I don’t have sensitive weigh scales, so I can’t directly compare the Lenovo with a paperback, but subjectively I’d say there’s little difference. My only weigh scales are the type that say “You still need to loose three more kilos you great lump.” Okay, okay, one day!

Reading a book on my tablet doesn’t need light. And yet, even if there is bright sunlight I can adjust the screen to make everything clearly readable. I can change pages easier than a book, and I never accidentally flip more than one page. I can’t lose my place. Whenever I re-open an e-book, the software automatically takes me to the page I was last reading. The article tried to claim I might stop reading if I didn’t know how far I was into a book, which is plain daft. I can tap on the page, and a bar at the bottom shows me page number ‘x’ of ‘total’ plus the percentage read. Just like a real book – NOT!

But the big reason I think an e-reader is better than a book is the main reason New Scientist claimed they were bad. It’s the huge number of resources that are built into a tablet computer.

If I don’t understand a word, or want a clearer definition, I can hold my finger on that word and then automagically have it appear in a dictionary. I can swipe a section of text and cut’n’paste it somewhere else if I want to keep notes. I can tap on someone’s name and find out more about them by automagically opening Wikipedia. For me, an e-reader is a wholly better experience than a book.

gandhi

I’m currently reading Gandhi & Churchill: The Epic Rivalry That Destroyed an Empire and Forged Our Age by Arthur Herman and am finding the links to external information to be invaluable. To be honest, I can’t quite believe I’m reading a book like that. In school my least favorite subjects were History and English. And yet, here I am, writing in English about History! Bizarre.

But, I think history was badly taught, and probably still is. Not the fault of the teachers. They were told what to teach. But face it, did I need to know the names of Henry VIII’s many wives, when they were born and when they died? It was just a bunch of meaningless numbers. It might have been interesting to know something of their lives, and why the King decided he should get rid of them at regular intervals.

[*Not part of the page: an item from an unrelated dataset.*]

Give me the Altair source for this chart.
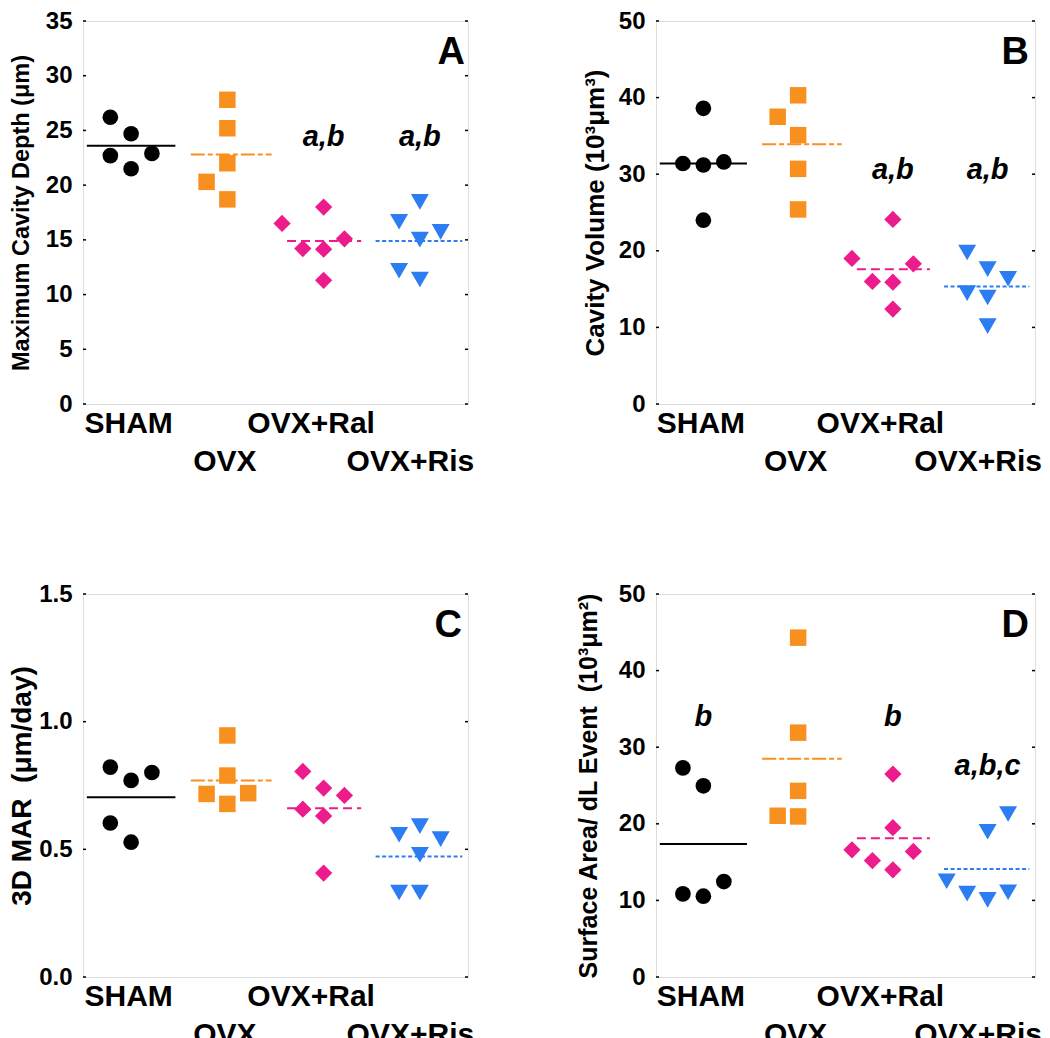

Wars were covered with a similar lack of detail. We learned (or were supposed to learn) when they started, when they ended, and who fought whom, but never why. So, I guess I’m catching up on the things I might have wanted to know as a teenager, but was never taught.

Just last night, while reading the Gandhi/Churchill book, I spotted the name Arnold Toynbee. Hmm, I thought, Toynbee is an unusual name. I wondered if Polly Toynbee is a descendent. Now, if you have no links to the UK, you probably don’t know she is a columnist for the Guardian newspaper.

I wouldn’t have known either, but I regularly watch the BBC’s Dateline London program. It’s basically an open discussion of current affairs by journalists “posted in London.” Every time I hear that phrase I think “They must have needed a lot of stamps.” Anyhoo, it took very few taps to learn that Arnold Toynbee was Polly’s grandfather.

Now, you may argue – Did you really need to know that? No. Maybe it’s a bad example. But there is a huge amount of supporting information that you can very quickly find, just with a few taps, that brings a new dimension to reading a book.

So, you will never never convince me that printed material is better than the digital equivalent. I dumped just about all my real books before I left Malaysia. I don’t miss them. And I’m wondering why I kept any since I can no longer figure where to put the batteries!